The most difficult term to compute is $\nabla_w f(w;x_i)$. All neural networks presented in this course have a layered structure. For an input $x$, the evalutation of $f(w;x)$ is initialized by $a_0=x$ and then the iterative update

\[\begin{aligned} z_m &= W_ma_{m-1} + b_m, \\ a_m &= l_m(z_m) \end{aligned}\]

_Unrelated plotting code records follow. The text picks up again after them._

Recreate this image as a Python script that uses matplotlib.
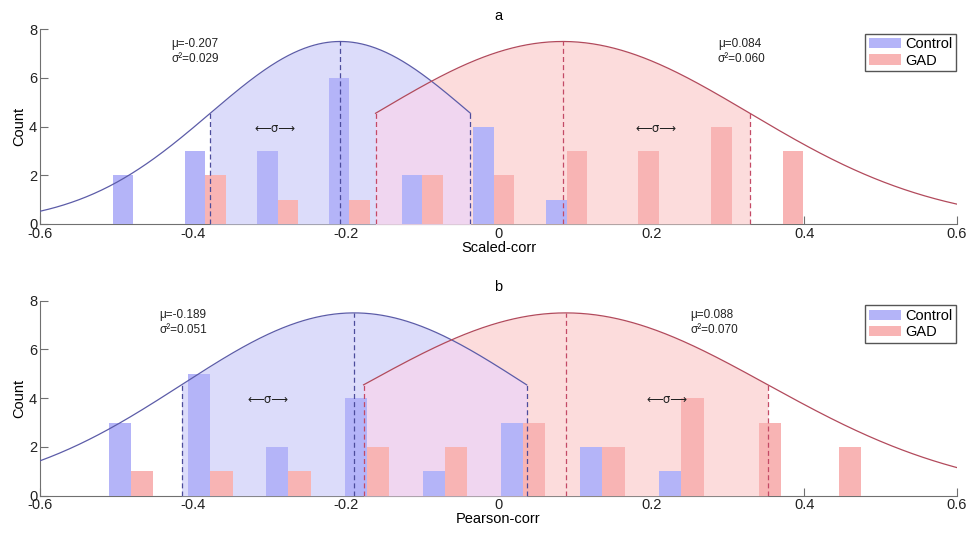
import numpy as np
import matplotlib.pyplot as plt

plt.rcParams['font.family'] = ['Liberation Sans', 'DejaVu Sans']

# panel a: Scaled-corr
a_centers = [-0.478, -0.384, -0.289, -0.195, -0.100, -0.006, 0.089, 0.183, 0.278, 0.372]
a_control = [2, 3, 3, 6, 2, 4, 1, 0, 0, 0]
a_gad = [0, 2, 1, 1, 2, 2, 3, 3, 4, 3]
a_mu = [-0.207, 0.084]
a_var = [0.029, 0.060]

# panel b: Pearson-corr
b_centers = [-0.481, -0.377, -0.275, -0.172, -0.070, 0.032, 0.136, 0.239, 0.341, 0.445]
b_control = [3, 5, 2, 4, 1, 3, 2, 1, 0, 0]
b_gad = [1, 1, 1, 2, 2, 3, 2, 4, 3, 2]
b_mu = [-0.189, 0.088]
b_var = [0.051, 0.070]

groups = ["Control", "GAD"]
peak = 7.5

bar_colors = ["#b4b4f8", "#f8b4b4"]
fill_colors = ["#dcdcfa", "#fcdcdc"]
overlap_color = "#f0d6f0"
line_colors = ["#5c5ca8", "#b24a5c"]
dash_colors = ["#4c4c9c", "#c44a66"]


def gauss(x, m, s):
    return peak * np.exp(-(x - m) ** 2 / (2 * s ** 2))


def draw_panel(ax, centers, control, gad, mus, variances, title, xlabel, text_x):
    centers = np.asarray(centers)
    w = 0.285 * np.diff(centers).mean()
    sig = np.sqrt(variances)
    lo = [m - s for m, s in zip(mus, sig)]
    hi = [m + s for m, s in zip(mus, sig)]

    # shaded +-sigma areas
    for i in range(2):
        xs = np.linspace(lo[i], hi[i], 300)
        ax.fill_between(xs, 0, gauss(xs, mus[i], sig[i]), color=fill_colors[i],
                        lw=0, zorder=1)
    xs = np.linspace(max(lo), min(hi), 300)
    both = np.minimum(gauss(xs, mus[0], sig[0]), gauss(xs, mus[1], sig[1]))
    ax.fill_between(xs, 0, both, color=overlap_color, lw=0, zorder=1.1)

    ax.bar(centers - w / 2, control, w, color=bar_colors[0], label=groups[0], zorder=2)
    ax.bar(centers + w / 2, gad, w, color=bar_colors[1], label=groups[1], zorder=2)

    # fitted curves: control drawn up to mu+sigma, GAD from mu-sigma
    xb = np.linspace(-0.6, hi[0], 400)
    ax.plot(xb, gauss(xb, mus[0], sig[0]), color=line_colors[0], lw=0.9, zorder=3)
    xr = np.linspace(lo[1], 0.6, 400)
    ax.plot(xr, gauss(xr, mus[1], sig[1]), color=line_colors[1], lw=0.9, zorder=3)

    for i in range(2):
        for xv in (lo[i], mus[i], hi[i]):
            ax.plot([xv, xv], [0, gauss(xv, mus[i], sig[i])], color=dash_colors[i],
                    lw=0.9, dashes=(4, 2.5), zorder=3)
        ax.text(text_x[i], 7.66, f"μ={mus[i]:.3f}\nσ²={variances[i]:.3f}",
                fontsize=8.5, va="top", ha="left", linespacing=1.35, color="#222222")
    for xv in (mus[0] - sig[0] / 2, mus[1] + sig[1] / 2):
        ax.text(xv, 3.93, "⟵σ⟶", fontsize=8.5, ha="center", va="center",
                family=["DejaVu Sans"], color="#222222")

    ax.set_xlim(-0.6, 0.6)
    ax.set_ylim(0, 8)
    ax.set_xticks(np.arange(-0.6, 0.61, 0.2))
    ax.set_xticklabels(["-0.6", "-0.4", "-0.2", "0", "0.2", "0.4", "0.6"])
    ax.set_yticks([0, 2, 4, 6, 8])
    ax.set_axisbelow(True)
    for side in ("top", "right"):
        ax.spines[side].set_visible(False)
    for side in ("left", "bottom"):
        ax.spines[side].set_color("#707070")
        ax.spines[side].set_zorder(0.5)
    ax.tick_params(direction="in", length=6, width=0.8, color="#707070",
                   labelsize=10.5, labelcolor="#222222", pad=2)
    ax.set_title(title, fontsize=10.5, pad=7)
    ax.set_xlabel(xlabel, fontsize=10.5, labelpad=0)
    ax.set_ylabel("Count", fontsize=10.5, labelpad=2)
    ax.legend(loc="upper right", bbox_to_anchor=(1.004, 1.0), fontsize=10.5,
              fancybox=False, framealpha=1, edgecolor="#555555", borderpad=0.25,
              handlelength=2.2, handletextpad=0.3, labelspacing=0.15,
              borderaxespad=0.3)


fig = plt.figure(figsize=(9.69, 5.37), dpi=100)
ax1 = fig.add_axes([0.0413, 0.5829, 0.9463, 0.3625])
ax2 = fig.add_axes([0.0413, 0.0769, 0.9463, 0.3631])

draw_panel(ax1, a_centers, a_control, a_gad, a_mu, a_var, "a", "Scaled-corr",
           [-0.428, 0.287])
draw_panel(ax2, b_centers, b_control, b_gad, b_mu, b_var, "b", "Pearson-corr",
           [-0.444, 0.251])

fig.savefig("out.png", dpi=100)
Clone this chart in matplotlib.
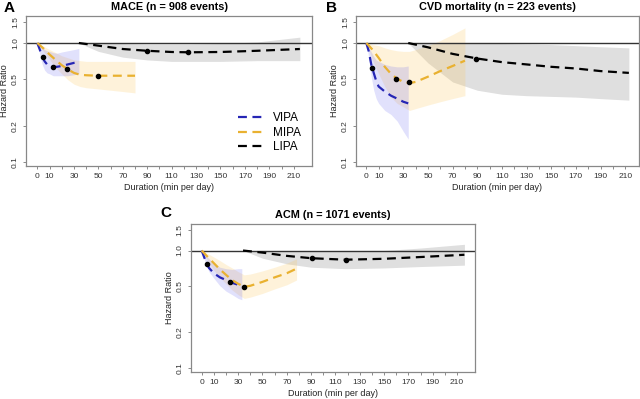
import numpy as np
import matplotlib
matplotlib.use("Agg")
from matplotlib import pyplot as plt

plt.rcParams['font.family'] = ['Liberation Sans', 'DejaVu Sans']

# ---- data (HR on log scale) ----
# Panel A: MACE
a_vipa_x = [0, 2, 4, 6, 8, 10, 13, 16, 20, 25, 30, 34]
a_vipa_y = [1.0, 0.88, 0.77, 0.70, 0.66, 0.64, 0.63, 0.63, 0.64, 0.66, 0.68, 0.69]
a_vipa_lo = [1.0, 0.80, 0.66, 0.59, 0.56, 0.55, 0.53, 0.53, 0.53, 0.53, 0.54, 0.55]
a_vipa_hi = [1.0, 0.96, 0.92, 0.88, 0.86, 0.85, 0.83, 0.82, 0.84, 0.86, 0.88, 0.90]
a_mipa_x = [0, 5, 10, 15, 20, 25, 30, 35, 40, 50, 60, 70, 80]
a_mipa_y = [1.0, 0.90, 0.80, 0.72, 0.65, 0.60, 0.56, 0.54, 0.535, 0.53, 0.53, 0.53, 0.53]
a_mipa_lo = [1.0, 0.85, 0.73, 0.62, 0.55, 0.49, 0.45, 0.43, 0.42, 0.41, 0.40, 0.39, 0.38]
a_mipa_hi = [1.0, 0.94, 0.88, 0.83, 0.78, 0.75, 0.72, 0.71, 0.70, 0.70, 0.70, 0.70, 0.70]
a_lipa_x = [34, 50, 70, 90, 110, 124, 150, 180, 215]
a_lipa_y = [1.0, 0.95, 0.89, 0.86, 0.84, 0.835, 0.84, 0.86, 0.89]
a_lipa_lo = [1.0, 0.85, 0.76, 0.72, 0.70, 0.70, 0.70, 0.71, 0.71]
a_lipa_hi = [1.0, 0.995, 0.99, 0.98, 0.98, 0.98, 0.99, 1.02, 1.12]
a_dots_x = [4.4, 13.2, 24.2, 49.7, 90, 123.6]
a_dots_y = [0.76, 0.63, 0.60, 0.53, 0.86, 0.835]

# Panel B: CVD mortality
b_vipa_x = [0, 2, 4, 6, 8, 10, 15, 20, 25, 30, 34]
b_vipa_y = [1.0, 0.85, 0.66, 0.56, 0.48, 0.43, 0.39, 0.36, 0.34, 0.32, 0.31]
b_vipa_lo = [1.0, 0.75, 0.52, 0.40, 0.34, 0.31, 0.27, 0.25, 0.22, 0.18, 0.155]
b_vipa_hi = [1.0, 0.93, 0.84, 0.77, 0.72, 0.70, 0.66, 0.64, 0.63, 0.63, 0.64]
b_mipa_x = [0, 5, 10, 15, 20, 25, 30, 35, 40, 50, 60, 70, 80]
b_mipa_y = [1.0, 0.88, 0.75, 0.63, 0.55, 0.50, 0.47, 0.46, 0.47, 0.52, 0.58, 0.64, 0.71]
b_mipa_lo = [1.0, 0.72, 0.55, 0.43, 0.35, 0.31, 0.29, 0.27, 0.28, 0.30, 0.32, 0.34, 0.36]
b_mipa_hi = [1.0, 0.97, 0.95, 0.91, 0.88, 0.86, 0.85, 0.85, 0.88, 0.95, 1.05, 1.18, 1.34]
b_lipa_x = [34, 50, 70, 90, 110, 130, 150, 170, 190, 213]
b_lipa_y = [1.0, 0.92, 0.81, 0.74, 0.69, 0.66, 0.63, 0.61, 0.58, 0.56]
b_lipa_lo = [1.0, 0.68, 0.47, 0.40, 0.37, 0.36, 0.355, 0.35, 0.34, 0.33]
b_lipa_hi = [1.0, 1.0, 1.0, 0.99, 0.99, 0.98, 0.97, 0.95, 0.93, 0.91]
b_dots_x = [4.6, 24.2, 34.4, 89.2]
b_dots_y = [0.62, 0.50, 0.47, 0.74]

# Panel C: ACM
c_vipa_x = [0, 2, 4, 6, 10, 15, 20, 25, 30, 33]
c_vipa_y = [1.0, 0.88, 0.78, 0.71, 0.64, 0.59, 0.56, 0.53, 0.51, 0.50]
c_vipa_lo = [1.0, 0.85, 0.74, 0.66, 0.58, 0.50, 0.45, 0.42, 0.39, 0.38]
c_vipa_hi = [1.0, 0.95, 0.90, 0.85, 0.78, 0.72, 0.70, 0.69, 0.70, 0.70]
c_mipa_x = [0, 5, 10, 15, 20, 25, 30, 35, 40, 50, 60, 70, 78]
c_mipa_y = [1.0, 0.88, 0.78, 0.69, 0.62, 0.56, 0.52, 0.49, 0.50, 0.54, 0.59, 0.64, 0.70]
c_mipa_lo = [1.0, 0.82, 0.68, 0.59, 0.52, 0.46, 0.42, 0.39, 0.40, 0.43, 0.47, 0.51, 0.56]
c_mipa_hi = [1.0, 0.94, 0.88, 0.82, 0.76, 0.71, 0.66, 0.62, 0.63, 0.67, 0.72, 0.78, 0.85]
c_lipa_x = [34, 50, 70, 90, 118, 150, 180, 216]
c_lipa_y = [1.0, 0.96, 0.90, 0.86, 0.835, 0.85, 0.88, 0.92]
c_lipa_lo = [1.0, 0.86, 0.77, 0.72, 0.70, 0.71, 0.73, 0.75]
c_lipa_hi = [1.0, 0.995, 0.99, 0.98, 0.98, 1.0, 1.05, 1.13]
c_dots_x = [4.1, 23.3, 34.8, 90.4, 118.6]
c_dots_y = [0.77, 0.54, 0.49, 0.86, 0.83]

titles = ["MACE (n = 908 events)", "CVD mortality (n = 223 events)", "ACM (n = 1071 events)"]
letters = ["A", "B", "C"]
yticks = [0.1, 0.2, 0.5, 1.0, 1.5]
xlabels_at = [0, 10, 30, 50, 70, 90, 110, 130, 150, 170, 190, 210]

VIPA_C = "#2626b5"
MIPA_C = "#e9b130"
LIPA_C = "black"


def draw_panel(ax, vipa, mipa, lipa, dots, xlim, title, legend=False):
    """ one hazard ratio panel """
    for (x, y, lo, hi), fc in [
            (lipa, (0.55, 0.55, 0.55, 0.28)),
            (mipa, (0.99, 0.78, 0.35, 0.22)),
            (vipa, (0.35, 0.35, 0.95, 0.18))]:
        ax.fill_between(x, lo, hi, color=fc, lw=0)
    ax.axhline(1.0, color="#333333", lw=1.0)
    h_v, = ax.plot(vipa[0], vipa[1], color=VIPA_C, lw=1.6, ls=(0, (4, 2.5)))
    h_m, = ax.plot(mipa[0], mipa[1], color=MIPA_C, lw=1.6, ls=(0, (4, 2.5)))
    h_l, = ax.plot(lipa[0], lipa[1], color=LIPA_C, lw=1.6, ls=(0, (4, 2.5)))
    ax.plot(dots[0], dots[1], "o", color="black", ms=3.0, ls="none")

    ax.set_yscale("log")
    ax.set_ylim(0.092, 1.69)
    ax.set_xlim(*xlim)
    ax.set_yticks(yticks)
    ax.set_yticklabels(["%.1f" % v for v in yticks], rotation=90, va="center")
    ax.minorticks_off()
    ax.set_xticks(np.arange(0, 211, 10), minor=True)
    ax.set_xticks(xlabels_at)
    ax.set_xticklabels([str(v) for v in xlabels_at])
    ax.tick_params(which="both", colors="#777777", labelcolor="#333333",
                   labelsize=6, length=2.5, width=0.6, pad=2.5)
    for s in ax.spines.values():
        s.set_color("#888888")
        s.set_linewidth(0.9)
    ax.set_xlabel("Duration (min per day)", fontsize=6.5, color="#222222", labelpad=2)
    ax.set_ylabel("Hazard Ratio", fontsize=6.5, color="#222222", labelpad=2)
    ax.set_title(title, fontsize=7.8, fontweight="bold", pad=4)
    if legend:
        ax.legend([h_v, h_m, h_l], ["VIPA", "MIPA", "LIPA"], loc="lower right",
                  frameon=False, fontsize=8.5, handlelength=2.2,
                  borderaxespad=0.3, labelspacing=0.2,
                  bbox_to_anchor=(0.99, 0.03))


fig = plt.figure(figsize=(6.4, 3.99), dpi=100)
axA = fig.add_axes([0.0406, 0.584, 0.447, 0.376])
axB = fig.add_axes([0.556, 0.584, 0.442, 0.376])
axC = fig.add_axes([0.298, 0.068, 0.444, 0.371])

draw_panel(axA, (a_vipa_x, a_vipa_y, a_vipa_lo, a_vipa_hi),
           (a_mipa_x, a_mipa_y, a_mipa_lo, a_mipa_hi),
           (a_lipa_x, a_lipa_y, a_lipa_lo, a_lipa_hi),
           (a_dots_x, a_dots_y), (-9.3, 225), titles[0], legend=True)
draw_panel(axB, (b_vipa_x, b_vipa_y, b_vipa_lo, b_vipa_hi),
           (b_mipa_x, b_mipa_y, b_mipa_lo, b_mipa_hi),
           (b_lipa_x, b_lipa_y, b_lipa_lo, b_lipa_hi),
           (b_dots_x, b_dots_y), (-8.5, 221), titles[1])
draw_panel(axC, (c_vipa_x, c_vipa_y, c_vipa_lo, c_vipa_hi),
           (c_mipa_x, c_mipa_y, c_mipa_lo, c_mipa_hi),
           (c_lipa_x, c_lipa_y, c_lipa_lo, c_lipa_hi),
           (c_dots_x, c_dots_y), (-9, 224.6), titles[2])

# panel letters
for letter, (px, py) in zip(letters, [(4, 8), (326, 8), (160, 213)]):
    fig.text(px / 640, 1 - py / 399, letter, fontsize=11, fontweight="bold",
             ha="left", va="center")

fig.savefig("out.png", dpi=100)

for $m=1,\dots,M$ is performed. The first equation $z_m = W_ma_{m-1} + b_m$ performs a linear mapping, while $a_m = l_m(z_m)$ applies the activation function $l_m$ to each component of $z_m$. The parameters of the network are $(W_m,b_m)_m$. Since $a_M=f(w;x)$, the chain rule implies

\[\begin{aligned} \nabla_{W_m} f &= \nabla_{W_m}a_M = \nabla_{z_M}a_M\nabla_{z_{M-1}}a_M\nabla_{a_{M-1}}z_{M-1}\dots \nabla_{z_m}a_m\nabla_{W_m}z_m, \\ \nabla_{b_m} f &= \nabla_{b_m}a_M = \nabla_{z_M}a_M\nabla_{z_{M-1}}a_M\nabla_{a_{M-1}}z_{M-1}\dots \nabla_{z_m}a_m\nabla_{b_m}z_m. \end{aligned}\]

Care needs to be taken with this expression; for example $\nabla_{W_m}z_m$ differentiates a vector with respect to a matrix. The computation of $\nabla_{W_m} f$ and $\nabla_{b_m} f$ is almost the same and only the last term differs.

Now we need to compute the individual derivatives

\[\begin{aligned} \nabla_{a_{m-1}} z_m &= W_m, \\ \nabla_{z_m} a_m &= \operatorname{diag}(l_m'(z_m)). \end{aligned}\]

The derivative in $l_m'(z_m)$ is understood componentwise, and $\operatorname{diag}$ makes a diagonal matrix from the vector.

Combining all these relations allow computing the derivative of the whole network.